There is no such place as Carlisle Castle in London.  There is a Carlisle Castle in Carlisle.  http://en.wikipedia.org/wiki/Carlisle_Castle


----------



## eleve

Iam sorry. I am mistaken. It is not "Carlisle Castle" but it is "Carlyle castle".


----------



## eleve

May be also called as "Castle Howard " situated in Yorkshire,England. Might be this one has a motto....


----------



## se16teddy

There is no such place as Carlyle Castle in London either.  The location is ficticious.


----------



## eleve

Carlyle Castle known also as castle Howard is situated in Yorkshire, England. I have corresponded with the Assistant Curator of the Castle. He informed me that Howard Family has a motto : Credo Ergo facio, which means I believe therefore I do.


----------



## Matchstalk Man

Might I suggest...

"I have so little to do to make things happen."

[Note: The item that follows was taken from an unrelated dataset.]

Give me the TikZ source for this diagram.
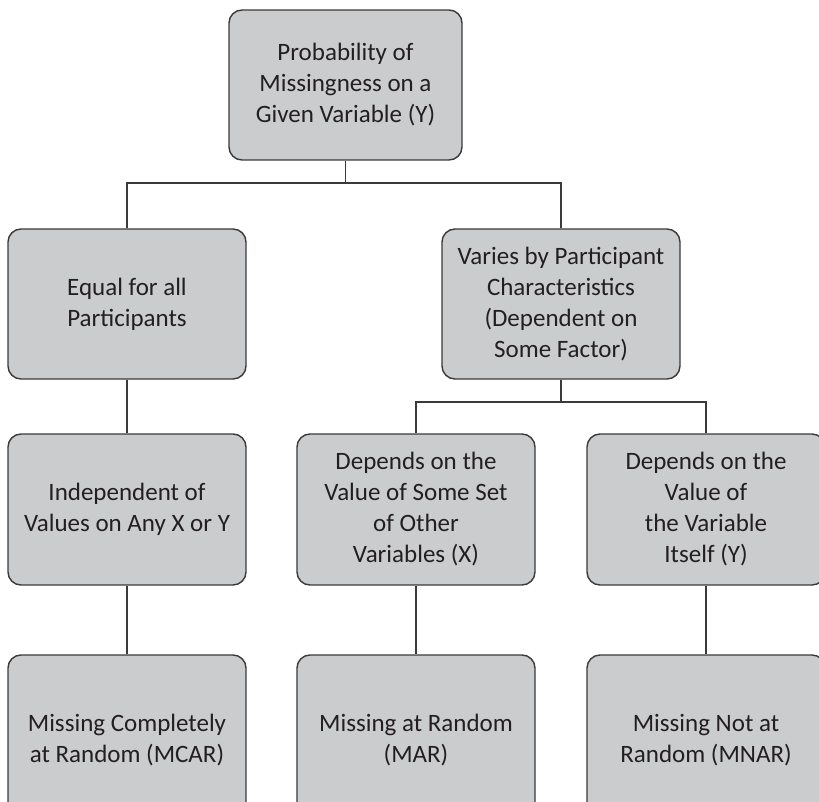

While a literal translation is a good place to start, I feel this is more of an idiom than a direct translation. It's tongue in cheek given the nature of the motion picture.

In context, the cat (Prince) is totally pampered.

He is fed, bathed and every need is met by loyal staff.

In comparison, Garfield doesn't do without much either. Jon looks after him very well.

I hope this helps.


----------